Поскольку оба с утра ничего не ели, то накинулись на еду удивительно дружно и уже к третьему бокалу шампанского почувствовали себя давними приятелями. Боже упаси, Берг понимал всю глубину разделявшей их сословной пропасти и не претендовал ни на что, кроме как на хороший ужин. Однако бес всесилен, и если Берг не претендовал, то баронесса призадумалась, держа в зубах воображаемый сыр в виде молодого поручика.
Совершенно некстати в зале показалась безутешная фигура барона, с унылым видом подсчитывавшего убытки, нанесенные дому. Барон был изгнан из зала настолько быстро, что Берг принял его за слугу и даже прикрикнул на неради-, вого, чему тот удивился, но посчитал полицейские полномочия Берга достаточными для того, чтобы безропотно удалиться.
Баронесса тут же увидела в Берге человека молодого и энергичного, способного привлечь внимание дамы не первой свежести и небольшого ума. На правах старшего друга она попросила позволения называть его несколько на старославянский манер — Иоанном, каковое позволение было дано без промедления. Что-то либо в лице Иоанна, либо в одежде — она геройски пропахла порохом, а запах пороха удивительным образом возбуждает дам! — привлекло внимание баронессы, и при неизбежном прощании, когда Берг, щелкнув несуществующими шпорами, склонил пробор над ручкой баронессы, она отнюдь не по-матерински подняла его голову и подарила ошеломленному поручику благодарственный поцелуй, отдающий шампанским.
В каждом поцелуе всегда присутствует некая временная константа, которая позволяет участнику этого чувственного процесса классифицировать данное действие как поцелуй отеческий, материнский, братский, дружеский и так далее вплоть до поцелуя смерти, коему предшествуют лобзания страстные, удушающие и оргиастические.
Берг, будучи в начале самостоятельной жизни учеником весьма отстающим в поцелуйной науке, последние пол года преуспел, догнал товарищей по счастью, а некоторых и перегнал. Поэтому он стал мысленно считать секунды, отделявшие поцелуй материнский, на который он и претендовал, от прочих видов. Часики тикали, и из материнского поцелуй плавно перетек в дружеский, затем в полустрастный и далее в страстный. Ошибиться Берг не мог, потому что в его ротовую полость, которая у млекопитающих развита не менее, чем у парнокопытных, проник язычок баронессы и стал вести себя в чужом рту, как у себя дома.

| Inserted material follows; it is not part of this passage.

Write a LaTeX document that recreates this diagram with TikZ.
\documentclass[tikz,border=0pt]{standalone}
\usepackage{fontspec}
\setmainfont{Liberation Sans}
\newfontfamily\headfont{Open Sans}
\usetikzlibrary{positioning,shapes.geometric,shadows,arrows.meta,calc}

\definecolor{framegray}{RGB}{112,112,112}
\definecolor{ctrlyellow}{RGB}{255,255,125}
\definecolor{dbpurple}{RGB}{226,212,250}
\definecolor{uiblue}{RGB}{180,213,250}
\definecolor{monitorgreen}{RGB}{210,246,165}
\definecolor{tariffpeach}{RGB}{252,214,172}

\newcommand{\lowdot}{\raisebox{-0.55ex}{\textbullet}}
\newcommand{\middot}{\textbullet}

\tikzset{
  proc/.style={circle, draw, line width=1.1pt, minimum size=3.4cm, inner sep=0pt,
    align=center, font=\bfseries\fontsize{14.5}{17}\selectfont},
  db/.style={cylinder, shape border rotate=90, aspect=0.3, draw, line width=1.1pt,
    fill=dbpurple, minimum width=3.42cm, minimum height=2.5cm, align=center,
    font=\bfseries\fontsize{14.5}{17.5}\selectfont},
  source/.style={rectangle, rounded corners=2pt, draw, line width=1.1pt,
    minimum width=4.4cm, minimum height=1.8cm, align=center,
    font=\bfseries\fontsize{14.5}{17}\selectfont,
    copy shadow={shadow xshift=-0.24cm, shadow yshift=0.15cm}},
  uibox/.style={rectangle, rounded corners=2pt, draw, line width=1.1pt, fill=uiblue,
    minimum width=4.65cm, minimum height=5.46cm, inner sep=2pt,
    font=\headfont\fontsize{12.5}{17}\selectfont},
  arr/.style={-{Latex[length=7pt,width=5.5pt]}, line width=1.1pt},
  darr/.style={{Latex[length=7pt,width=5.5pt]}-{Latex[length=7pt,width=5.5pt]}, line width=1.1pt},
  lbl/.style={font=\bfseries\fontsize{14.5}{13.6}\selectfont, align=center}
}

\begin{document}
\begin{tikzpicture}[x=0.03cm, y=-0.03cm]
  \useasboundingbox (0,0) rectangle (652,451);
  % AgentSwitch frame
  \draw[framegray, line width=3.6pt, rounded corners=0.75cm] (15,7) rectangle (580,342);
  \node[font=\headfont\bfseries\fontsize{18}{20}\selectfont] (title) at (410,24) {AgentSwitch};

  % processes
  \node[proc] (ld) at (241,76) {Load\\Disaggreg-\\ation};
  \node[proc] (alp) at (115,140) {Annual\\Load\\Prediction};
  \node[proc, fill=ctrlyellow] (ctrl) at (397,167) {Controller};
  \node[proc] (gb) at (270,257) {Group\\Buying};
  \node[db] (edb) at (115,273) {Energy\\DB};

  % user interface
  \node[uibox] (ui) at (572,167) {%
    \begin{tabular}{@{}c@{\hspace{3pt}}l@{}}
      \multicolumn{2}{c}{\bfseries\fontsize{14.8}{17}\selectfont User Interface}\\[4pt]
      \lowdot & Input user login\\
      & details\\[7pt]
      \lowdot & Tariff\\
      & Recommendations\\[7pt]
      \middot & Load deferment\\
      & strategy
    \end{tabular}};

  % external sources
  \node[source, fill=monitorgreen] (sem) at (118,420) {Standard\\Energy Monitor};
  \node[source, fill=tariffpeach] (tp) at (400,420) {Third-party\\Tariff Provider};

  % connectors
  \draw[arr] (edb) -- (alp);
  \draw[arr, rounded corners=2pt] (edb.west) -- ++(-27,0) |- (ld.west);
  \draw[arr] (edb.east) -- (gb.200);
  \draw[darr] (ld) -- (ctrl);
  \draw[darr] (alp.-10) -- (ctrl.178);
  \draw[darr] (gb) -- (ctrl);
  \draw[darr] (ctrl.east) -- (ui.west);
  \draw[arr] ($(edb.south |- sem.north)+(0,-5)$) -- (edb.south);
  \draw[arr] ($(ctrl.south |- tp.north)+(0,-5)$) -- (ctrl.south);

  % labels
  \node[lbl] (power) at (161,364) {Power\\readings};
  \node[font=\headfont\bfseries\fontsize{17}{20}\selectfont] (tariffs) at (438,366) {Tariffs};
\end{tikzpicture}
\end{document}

«Однако!» — подумал Берг и перешел от процесса думанья к процессу чувствования. Но почувствовать ему не дали: в зал вернулся зануда-барон, и баронесса прервала процесс на самом интересном месте, когда два язычка встретились и залепетали что-то свое, глубоко интимное.

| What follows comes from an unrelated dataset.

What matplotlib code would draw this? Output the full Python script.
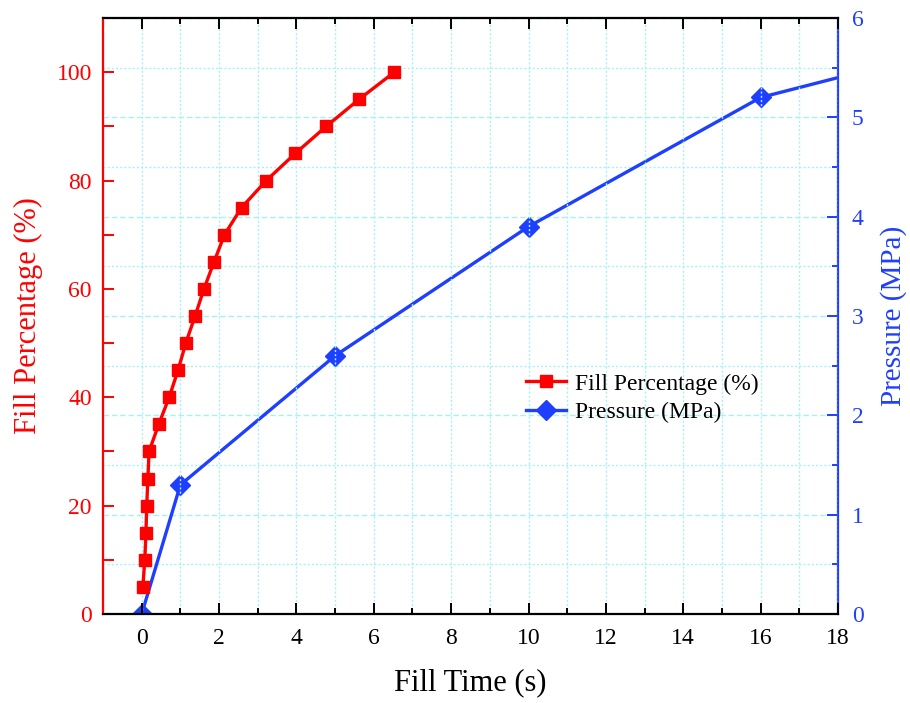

«Я найду тебя!» — прошептала баронесса и вытурила Берга из своего дома.
И вот теперь, по прошествии двух дней, она его призвала. Явился посыльный в малиновой фуражке и принес приказ о мобилизации поручика Берга к девяти вечера. В животе и чуть ниже сладостно заныло. Живот заныл от предчувствия хорошего ужина, ниже ныло все по той же пагубной привычке к разгульной жизни.
Берг нашел чистую пару неношеного белья невыразимо фиолетового цвета, входящего в моду благодаря тихому расцвету угро-финского течения в художественном искусстве. Оно получило название «северного модерна», хотя некоторые критики не признавали за «чухонцами» этого права. Бергу цвета такие нравились. Он облачился в белье, сверху надел свежевыглаженную форму артиллерийского поручика, натянул сапоги и придал им необходимый матовый блеск.
Дуся завиляла хвостом — как всякая молодая дамочка, она обожала военных. Покормив собаку, Берг сделал ей внушение, попросил не волноваться, если будет долго отсутствовать, и вышел, провожаемый взглядом, полным любви и тоски. Положительно, иметь собаку много спокойнее, нежели жену. Достаточно представить, что сказала бы жена, когда бы муж намылился ввечеру к другой. Хвостом бы уж точно вилять не стала!